During the Cold War, Sarov was a top-secret city known as Arzamas-16. The centre produced the Soviet Union's first nuclear weapons.

It is still a closed city accessible only with special passes.

Rosatom said the accident occurred while a missile was being tested on an offshore platform in the far northern Arkhangelsk region.

Fuel exploded and the blast blew staff into the sea, it said.

Russia's military initially said two people had been killed in the accident and it was not known whether they were among the five that Rosatom reported.

The nearby city of Severodvinsk recorded elevated radiation levels following the accident and panicked residents rushed to buy iodine to counteract radiation.

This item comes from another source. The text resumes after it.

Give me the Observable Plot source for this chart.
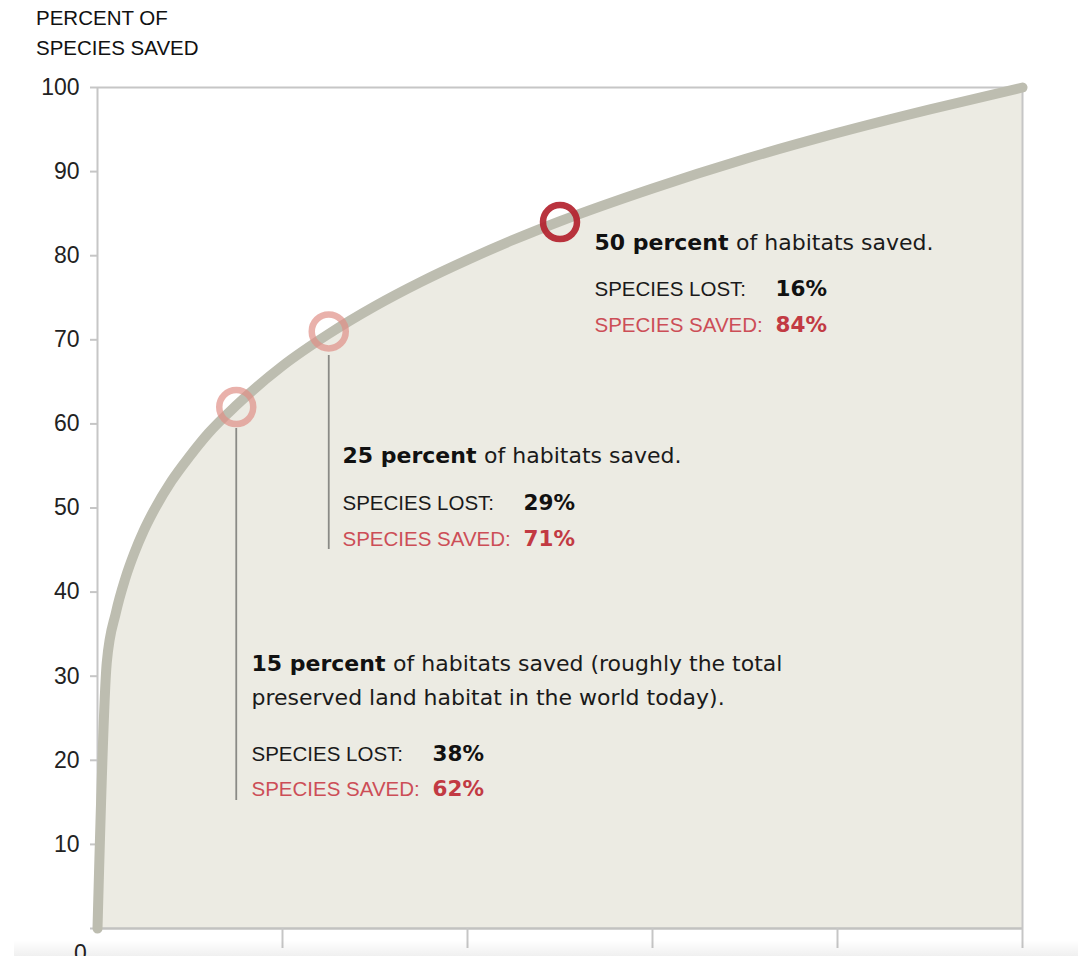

Alexander Chernyshov, deputy head of research at the Sarov nuclear centre, said in a video statement Sunday that researchers had checked levels in Severodvinsk and confirmed a brief spike.

"The radiation background level was exceeded twofold and lasted no more than an hour," he said.

"Neither our experts nor outside experts have recorded any remaining radioactive contamination," Chernyshov added.

Professor Jeffrey Lewis of the Middlebury Institute of International Studies said his "working hypothesis" was that the blast was related to the 9M730 Burevestnik nuclear-powered cruise missile, known by NATO as SSC-X-9 Skyfall.

In February, Putin said that tests on the Burevestnik were going successfully.

A state commission is investigating the accident.